Joe Riley (b. 1990, Richmond, Virginia) is an artist, historian, and Ph.D. candidate at UC San Diego Visual Arts in a joint environmental research program with Scripps Institution of Oceanography’s Center for Marine Biodiversity and Conservation. His dissertation, Fixing the Sea: Case Studies Toward A Critical Environmental History of Ocean Art and Science since 1970, foregrounds and critically examines histories and practices of interaction between artists, oceanographers, and marine life situated within California’s university-military-research complex.

Since 2019, Joe has been a participating artist and co-curator for a Getty PST ART: Art and Science Collide partnership between UCSD Visual Arts and the Birch Aquarium. On view in 2024-2025, the PST ART exhibition Embodied Pacific features projects by thirty artists working with researchers in laboratories, field sites, and archives in Southern California and the Pacific Islands. The project invites immersive engagement in oceanography, Indigenous design, and critical craft through exhibitions, workshops, and programs at six interrelated venues. 
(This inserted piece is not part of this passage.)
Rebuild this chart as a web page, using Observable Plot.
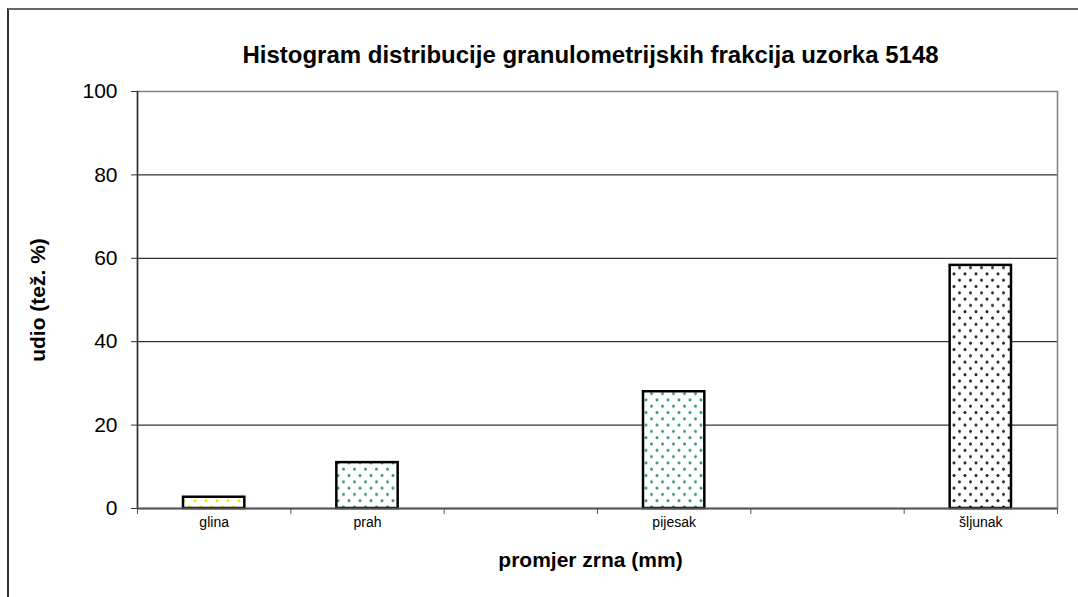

As an artist, Joe designs and builds large-scale sculptural installations that reverse-engineer vessels and instruments such as cars and boats and infrastructures such as railroads and maritime shipping networks. His collaborative work with Audrey Snyder and the collective Futurefarmers has been exhibited at venues including Clockshop (Los Angeles), Socrates Sculpture Park (New York), Artes Mundi 7 (Wales), and Sharjah Biennale 13.

In 2025-26 Joe’s research is supported by a Getty Scholar’s Program Predoctoral Fellowship and a UCSD Rita L. Atkinson Fellowship. His scholarship has also received support from UC Humanities Research Institute, Wildland-Urban Interface Climate Action Network, Suraj Israni Center for Cinematic Arts, and UCSD Nature, Space & Politics. In 2021-22, Joe was a Fellow of the Institute for Practical Ethics at UC San Diego, researching the hydro-ethics of race and gender and the problem of documentation in oceanography. Previously, he was an Ocean Fellow with TBA21-Academy’s Ocean Space in Venice, Italy and a participant in the Whitney Independent Study Program

Joe is a rank-and-file organizer with the UC graduate student workers union UAW 4811. He holds a BFA from The Cooper Union and has taught at UC San Diego, CalState San Marcos, The Cooper Union School of Art, Stevens Institute of Technology, and Bruce High Quality Foundation University.